RECORDS SHOWN:
>> Begin
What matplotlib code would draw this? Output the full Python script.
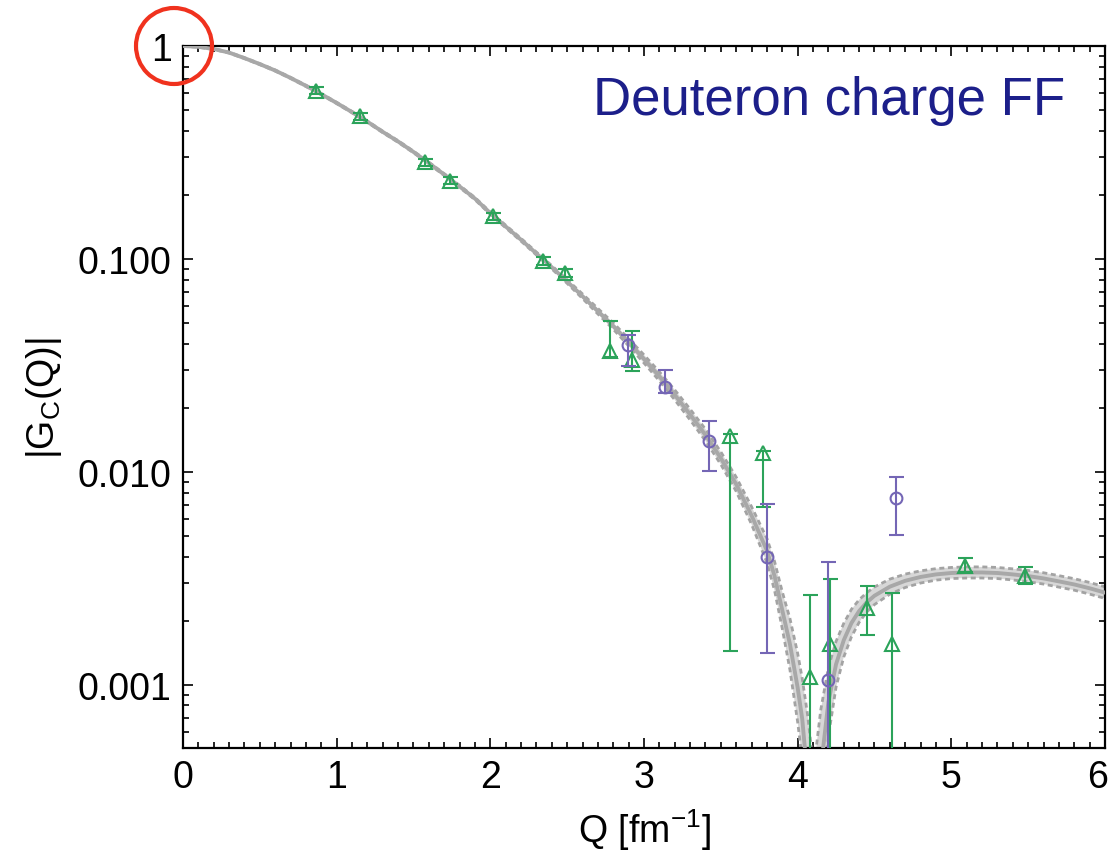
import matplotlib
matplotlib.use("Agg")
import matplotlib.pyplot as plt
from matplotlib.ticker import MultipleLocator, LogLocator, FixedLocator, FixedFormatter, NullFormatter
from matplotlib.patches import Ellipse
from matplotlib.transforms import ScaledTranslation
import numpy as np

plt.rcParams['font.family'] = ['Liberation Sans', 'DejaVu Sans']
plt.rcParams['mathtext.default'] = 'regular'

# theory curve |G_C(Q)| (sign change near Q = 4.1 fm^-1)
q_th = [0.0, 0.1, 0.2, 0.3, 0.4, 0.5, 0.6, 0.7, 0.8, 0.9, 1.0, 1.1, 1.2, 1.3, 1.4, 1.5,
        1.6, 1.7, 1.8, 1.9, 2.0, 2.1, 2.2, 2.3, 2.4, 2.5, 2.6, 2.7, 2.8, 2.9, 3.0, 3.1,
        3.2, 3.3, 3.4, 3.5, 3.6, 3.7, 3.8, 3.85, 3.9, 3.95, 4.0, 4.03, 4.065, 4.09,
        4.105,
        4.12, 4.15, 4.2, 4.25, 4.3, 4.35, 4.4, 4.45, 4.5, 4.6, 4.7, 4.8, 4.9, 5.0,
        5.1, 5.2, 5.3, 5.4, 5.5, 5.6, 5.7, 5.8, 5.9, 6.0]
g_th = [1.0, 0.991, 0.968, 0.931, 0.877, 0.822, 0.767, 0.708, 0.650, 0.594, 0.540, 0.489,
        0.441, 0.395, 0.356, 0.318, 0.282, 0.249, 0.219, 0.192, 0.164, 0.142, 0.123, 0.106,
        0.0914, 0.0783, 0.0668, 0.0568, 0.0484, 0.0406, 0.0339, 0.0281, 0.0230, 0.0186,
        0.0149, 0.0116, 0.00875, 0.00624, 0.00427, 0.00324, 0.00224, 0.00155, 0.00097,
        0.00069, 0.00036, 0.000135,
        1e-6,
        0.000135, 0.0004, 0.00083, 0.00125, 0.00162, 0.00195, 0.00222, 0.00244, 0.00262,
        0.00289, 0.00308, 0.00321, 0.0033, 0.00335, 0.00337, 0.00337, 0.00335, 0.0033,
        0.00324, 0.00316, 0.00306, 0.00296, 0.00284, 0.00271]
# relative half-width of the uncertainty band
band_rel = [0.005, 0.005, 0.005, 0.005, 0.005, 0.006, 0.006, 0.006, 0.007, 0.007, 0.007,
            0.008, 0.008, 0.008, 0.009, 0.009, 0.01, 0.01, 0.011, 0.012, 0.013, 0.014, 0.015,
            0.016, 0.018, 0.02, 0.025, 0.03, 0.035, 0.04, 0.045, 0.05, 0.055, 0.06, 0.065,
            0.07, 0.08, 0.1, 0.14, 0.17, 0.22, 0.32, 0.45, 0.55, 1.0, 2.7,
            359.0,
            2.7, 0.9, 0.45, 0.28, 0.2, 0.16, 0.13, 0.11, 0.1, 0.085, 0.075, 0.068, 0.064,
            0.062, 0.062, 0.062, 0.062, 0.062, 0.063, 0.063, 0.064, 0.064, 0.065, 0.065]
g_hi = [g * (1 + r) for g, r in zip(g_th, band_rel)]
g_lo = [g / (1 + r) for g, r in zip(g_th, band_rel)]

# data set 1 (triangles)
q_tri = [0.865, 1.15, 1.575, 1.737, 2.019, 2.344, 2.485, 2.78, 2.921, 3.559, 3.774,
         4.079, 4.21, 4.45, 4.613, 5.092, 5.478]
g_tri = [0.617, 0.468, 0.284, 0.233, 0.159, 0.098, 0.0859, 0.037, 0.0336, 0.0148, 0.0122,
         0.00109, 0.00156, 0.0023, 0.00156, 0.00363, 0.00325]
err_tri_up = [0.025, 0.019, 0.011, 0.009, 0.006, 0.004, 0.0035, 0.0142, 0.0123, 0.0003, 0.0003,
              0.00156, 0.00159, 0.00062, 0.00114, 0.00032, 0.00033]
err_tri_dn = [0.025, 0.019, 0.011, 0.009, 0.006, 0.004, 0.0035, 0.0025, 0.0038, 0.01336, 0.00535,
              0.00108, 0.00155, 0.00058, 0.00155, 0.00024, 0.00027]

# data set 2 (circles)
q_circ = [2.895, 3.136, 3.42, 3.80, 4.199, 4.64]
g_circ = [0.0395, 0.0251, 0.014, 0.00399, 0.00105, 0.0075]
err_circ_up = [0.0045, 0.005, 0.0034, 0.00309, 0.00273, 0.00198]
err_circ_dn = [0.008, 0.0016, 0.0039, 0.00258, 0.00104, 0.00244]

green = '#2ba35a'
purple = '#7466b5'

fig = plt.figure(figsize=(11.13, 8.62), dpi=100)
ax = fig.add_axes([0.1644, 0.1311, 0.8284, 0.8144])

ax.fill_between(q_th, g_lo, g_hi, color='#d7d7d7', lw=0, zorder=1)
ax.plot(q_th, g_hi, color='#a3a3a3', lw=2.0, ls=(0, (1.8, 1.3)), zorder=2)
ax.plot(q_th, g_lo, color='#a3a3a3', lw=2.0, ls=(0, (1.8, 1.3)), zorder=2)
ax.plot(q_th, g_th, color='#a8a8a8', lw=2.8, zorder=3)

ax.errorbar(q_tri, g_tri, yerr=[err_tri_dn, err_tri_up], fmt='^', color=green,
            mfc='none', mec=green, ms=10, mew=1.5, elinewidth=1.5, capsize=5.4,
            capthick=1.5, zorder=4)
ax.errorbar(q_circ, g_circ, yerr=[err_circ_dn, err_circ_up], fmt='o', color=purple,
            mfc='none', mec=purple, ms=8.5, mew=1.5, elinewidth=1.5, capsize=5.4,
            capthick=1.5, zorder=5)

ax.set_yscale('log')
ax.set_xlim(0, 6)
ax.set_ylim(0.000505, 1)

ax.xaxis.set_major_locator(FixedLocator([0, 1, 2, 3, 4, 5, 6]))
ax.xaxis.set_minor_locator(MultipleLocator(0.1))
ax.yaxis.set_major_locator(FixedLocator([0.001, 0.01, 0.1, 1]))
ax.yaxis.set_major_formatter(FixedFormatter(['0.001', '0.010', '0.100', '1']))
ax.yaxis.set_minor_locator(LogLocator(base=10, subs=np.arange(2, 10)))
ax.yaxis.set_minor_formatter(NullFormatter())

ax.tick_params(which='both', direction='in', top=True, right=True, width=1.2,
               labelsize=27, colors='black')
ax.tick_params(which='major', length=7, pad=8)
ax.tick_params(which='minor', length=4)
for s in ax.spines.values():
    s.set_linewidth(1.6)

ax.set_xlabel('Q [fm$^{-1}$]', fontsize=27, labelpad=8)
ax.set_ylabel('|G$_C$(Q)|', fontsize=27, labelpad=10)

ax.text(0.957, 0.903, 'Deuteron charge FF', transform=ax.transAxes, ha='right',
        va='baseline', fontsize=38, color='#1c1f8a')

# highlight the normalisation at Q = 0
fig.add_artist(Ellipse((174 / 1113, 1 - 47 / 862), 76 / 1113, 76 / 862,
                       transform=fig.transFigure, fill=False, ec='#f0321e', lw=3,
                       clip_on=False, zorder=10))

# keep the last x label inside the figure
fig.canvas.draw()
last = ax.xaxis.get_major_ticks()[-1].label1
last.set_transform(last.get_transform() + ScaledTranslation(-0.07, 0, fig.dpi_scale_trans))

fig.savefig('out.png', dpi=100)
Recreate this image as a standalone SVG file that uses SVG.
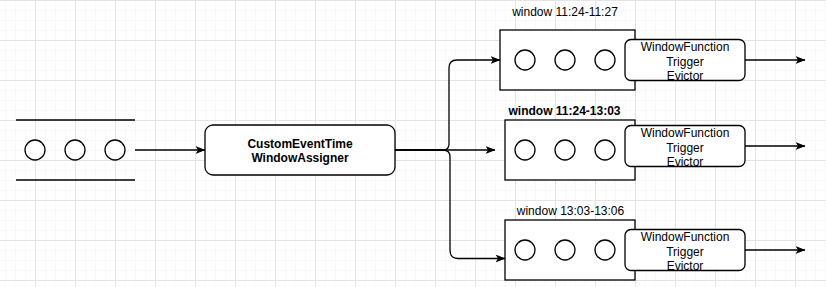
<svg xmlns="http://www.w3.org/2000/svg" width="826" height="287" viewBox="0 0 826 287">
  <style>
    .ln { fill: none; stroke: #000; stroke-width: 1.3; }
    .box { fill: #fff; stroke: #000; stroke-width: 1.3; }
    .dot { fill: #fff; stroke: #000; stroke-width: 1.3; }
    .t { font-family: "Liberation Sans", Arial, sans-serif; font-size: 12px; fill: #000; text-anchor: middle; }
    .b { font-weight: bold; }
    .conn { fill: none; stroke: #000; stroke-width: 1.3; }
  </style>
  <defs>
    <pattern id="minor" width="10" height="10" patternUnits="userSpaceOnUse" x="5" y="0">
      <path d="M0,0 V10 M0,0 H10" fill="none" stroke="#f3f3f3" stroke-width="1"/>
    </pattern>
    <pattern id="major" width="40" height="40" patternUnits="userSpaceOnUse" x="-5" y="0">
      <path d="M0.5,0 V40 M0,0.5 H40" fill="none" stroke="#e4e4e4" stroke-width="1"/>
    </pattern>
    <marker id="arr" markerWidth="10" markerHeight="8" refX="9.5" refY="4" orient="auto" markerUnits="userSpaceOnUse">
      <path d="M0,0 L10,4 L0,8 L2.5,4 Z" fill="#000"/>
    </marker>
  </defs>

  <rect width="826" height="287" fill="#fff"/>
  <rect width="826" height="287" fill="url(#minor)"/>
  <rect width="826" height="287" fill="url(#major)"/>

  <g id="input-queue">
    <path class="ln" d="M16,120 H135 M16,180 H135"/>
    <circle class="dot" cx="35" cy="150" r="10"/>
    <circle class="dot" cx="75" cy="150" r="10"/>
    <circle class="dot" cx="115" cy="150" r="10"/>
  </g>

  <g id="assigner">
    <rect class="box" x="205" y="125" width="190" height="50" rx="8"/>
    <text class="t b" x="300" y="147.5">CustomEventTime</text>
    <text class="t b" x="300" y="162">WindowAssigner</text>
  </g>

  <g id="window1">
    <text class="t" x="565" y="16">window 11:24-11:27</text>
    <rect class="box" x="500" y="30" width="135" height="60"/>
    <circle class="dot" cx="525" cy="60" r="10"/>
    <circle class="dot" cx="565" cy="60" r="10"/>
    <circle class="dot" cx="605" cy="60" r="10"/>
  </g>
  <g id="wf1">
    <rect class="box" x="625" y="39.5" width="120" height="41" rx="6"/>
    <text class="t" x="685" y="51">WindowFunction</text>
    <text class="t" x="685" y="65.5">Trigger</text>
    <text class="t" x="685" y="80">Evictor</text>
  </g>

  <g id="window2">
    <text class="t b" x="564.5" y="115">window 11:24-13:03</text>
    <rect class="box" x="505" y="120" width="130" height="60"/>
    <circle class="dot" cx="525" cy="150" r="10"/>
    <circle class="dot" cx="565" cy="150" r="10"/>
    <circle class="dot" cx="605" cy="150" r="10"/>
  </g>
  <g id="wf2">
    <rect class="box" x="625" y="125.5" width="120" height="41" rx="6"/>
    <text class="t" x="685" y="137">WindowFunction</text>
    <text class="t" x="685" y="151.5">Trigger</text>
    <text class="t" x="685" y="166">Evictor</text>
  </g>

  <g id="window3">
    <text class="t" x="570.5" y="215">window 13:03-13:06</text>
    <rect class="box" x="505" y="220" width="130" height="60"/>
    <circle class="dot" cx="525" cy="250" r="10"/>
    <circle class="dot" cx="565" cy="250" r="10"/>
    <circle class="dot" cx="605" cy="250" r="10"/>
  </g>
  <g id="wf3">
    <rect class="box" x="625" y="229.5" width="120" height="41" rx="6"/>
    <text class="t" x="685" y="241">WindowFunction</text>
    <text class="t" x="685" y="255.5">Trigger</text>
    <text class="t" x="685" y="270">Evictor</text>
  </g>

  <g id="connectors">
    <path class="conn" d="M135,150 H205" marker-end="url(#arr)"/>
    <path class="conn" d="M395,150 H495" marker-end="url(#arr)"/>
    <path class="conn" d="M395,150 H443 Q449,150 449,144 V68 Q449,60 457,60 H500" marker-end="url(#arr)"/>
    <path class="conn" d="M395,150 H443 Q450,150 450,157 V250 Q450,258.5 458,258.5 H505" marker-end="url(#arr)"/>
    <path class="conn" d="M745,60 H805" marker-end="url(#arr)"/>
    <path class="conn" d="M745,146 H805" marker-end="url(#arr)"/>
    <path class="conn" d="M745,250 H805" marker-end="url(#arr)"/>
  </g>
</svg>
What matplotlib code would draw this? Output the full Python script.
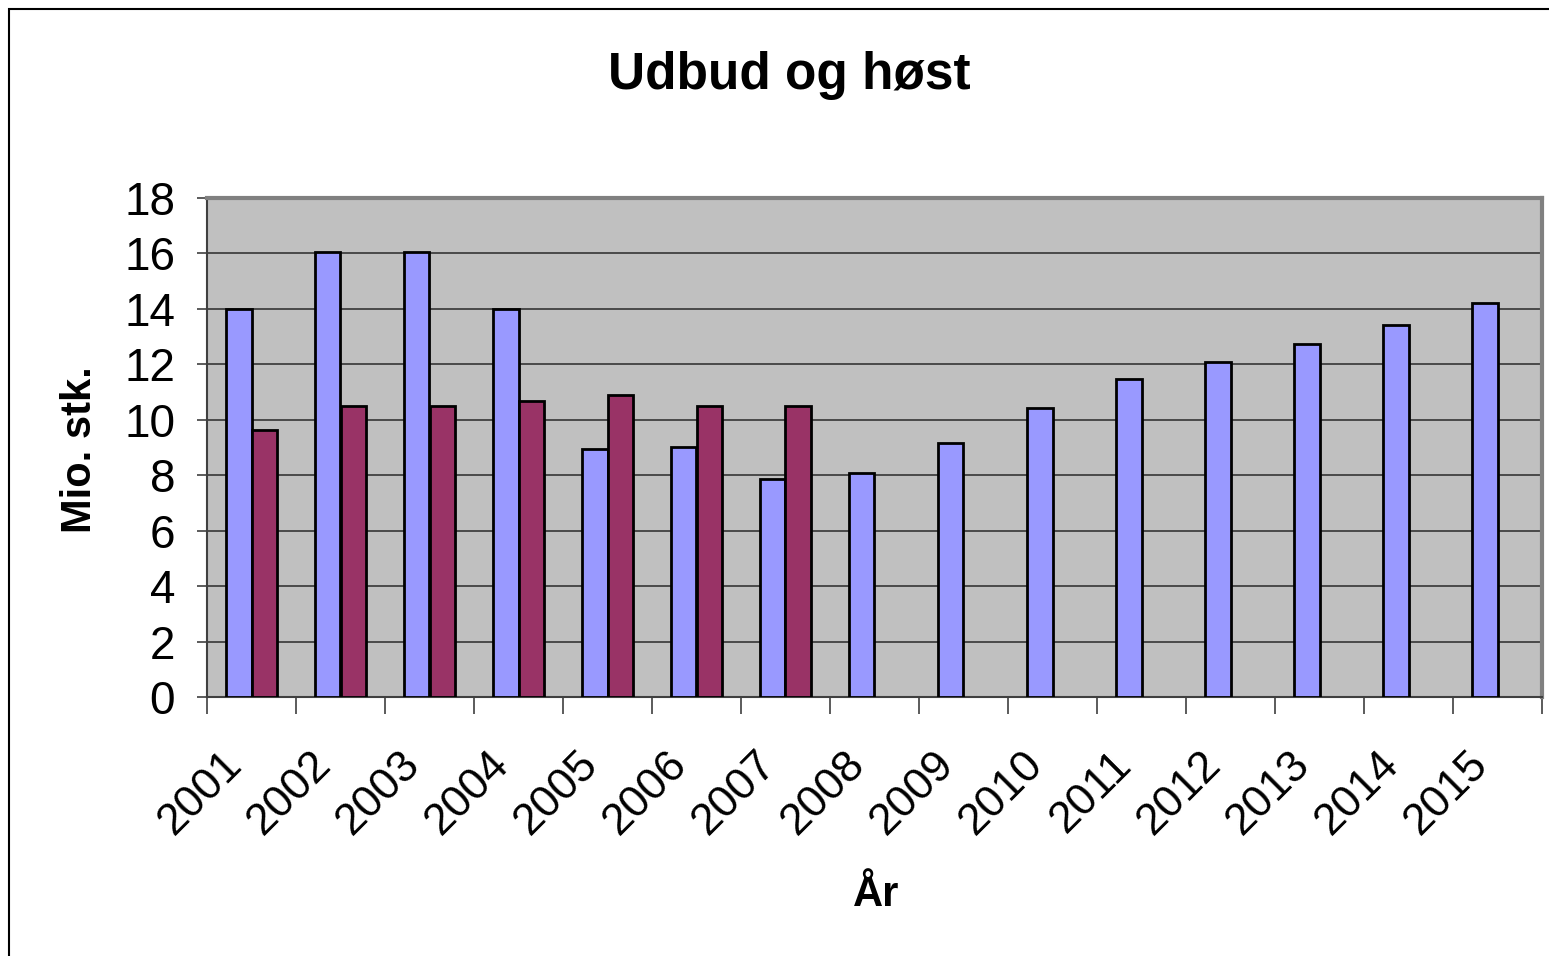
>> End
WHAT YOU SHOULD DO:
From the top of the listing above, repeat each line exactly until you reach the line containing "plt.rcParams['mathtext.default'] = 'regular'", and repeat that one too. Leave the pictures out.

TASK RESULT:
What matplotlib code would draw this? Output the full Python script.
import matplotlib
matplotlib.use("Agg")
import matplotlib.pyplot as plt
from matplotlib.ticker import MultipleLocator, LogLocator, FixedLocator, FixedFormatter, NullFormatter
from matplotlib.patches import Ellipse
from matplotlib.transforms import ScaledTranslation
import numpy as np

plt.rcParams['font.family'] = ['Liberation Sans', 'DejaVu Sans']
plt.rcParams['mathtext.default'] = 'regular'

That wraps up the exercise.